Having coached both teams, Henry says it is the pinnacle of any player's career to play for the Lions, or in a Test match against them.

“If you ask Dan Carter which game he remembers the most it will probably be the Lions second Test in Wellington (when he was sensational in scoring 33 of the All Blacks 48 points).

“It’s a marvellous concept, a marvellous team, it needs to be kept going and helped as much as possible to make it even better.”

Squeezing the Lions into the calendar is the challenge. This year’s team arrived in New Zealand three days before the first match and were clearly off their game. There is already speculation that futures Lions could be shorter, with perhaps one or two warm up games and then into the Tests.

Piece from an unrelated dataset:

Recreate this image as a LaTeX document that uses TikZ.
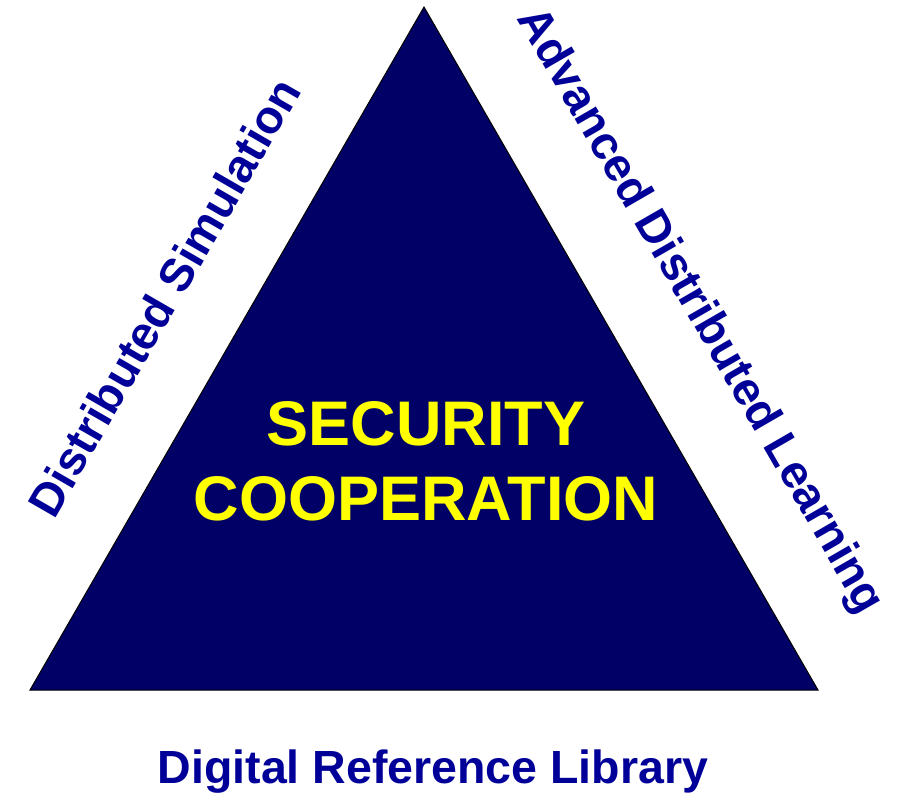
\documentclass[tikz,border=0pt]{standalone}
\usepackage{fontspec}
\setmainfont{Liberation Sans}
\usepackage{tikz}
\usetikzlibrary{positioning}
\definecolor{navyfill}{RGB}{0,0,102}
\definecolor{labelblue}{RGB}{0,0,153}
\definecolor{titleyellow}{RGB}{255,255,0}

\begin{document}
\begin{tikzpicture}[x=1pt,y=1pt,yscale=-1,xscale=1,
    sidelabel/.style={text=labelblue,font=\fontsize{46.5}{52}\selectfont\bfseries,inner sep=0pt},
    title/.style={text=titleyellow,font=\fontsize{63}{75}\selectfont\bfseries,align=center,inner sep=0pt}]
        \useasboundingbox (0,0) rectangle (901,798);
        \coordinate (apex) at (424,7);
        \coordinate (bl) at (30,690);
        \coordinate (br) at (818,690);
        \draw [fill=navyfill,line width=1pt] (apex) -- (br) -- (bl) -- cycle ;

        \node [title] (core) at (426,461) {SECURITY\\COOPERATION};
        \node [sidelabel,rotate=60] (sim) at (164,297) {Distributed Simulation};
        \node [sidelabel,rotate=-60] (adl) at (699,311) {Advanced Distributed Learning};
        \node [sidelabel] (drl) at (433,772) {Digital Reference Library};
    \end{tikzpicture}
\end{document}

That would be a huge pity as the games against the five Investec Super Rugby teams have been a real feature of the tour. Though a draw like the 31-31 against the Hurricanes seldom pleases - that match was hugely entertaining for the full house at Westpac Stadium.

The energy the Lions’ fans bring to a game is something no other team’s supporters can replicate.

All Blacks coach Steve Hansen says retaining the Lions is an important aspect of paying respect to the game’s history.

Rugby is built on history, it doesn’t matter if it’s the All Blacks, the Lions, England, France whoever, there is a lot of history there.

“There’s only one thing more important than the All Blacks in my mind and that’s the game itself.

“Having a team like the Lions come here and play more than just Test matches is fantastic. Having their fans who travel so magnificently well, get a feel for New Zealand - and by and large I think New Zealanders are embracing them and making us all proud to be New Zealanders because we are selling our country, that’s important.

“It’s just a magnificent experience that should go on forever.”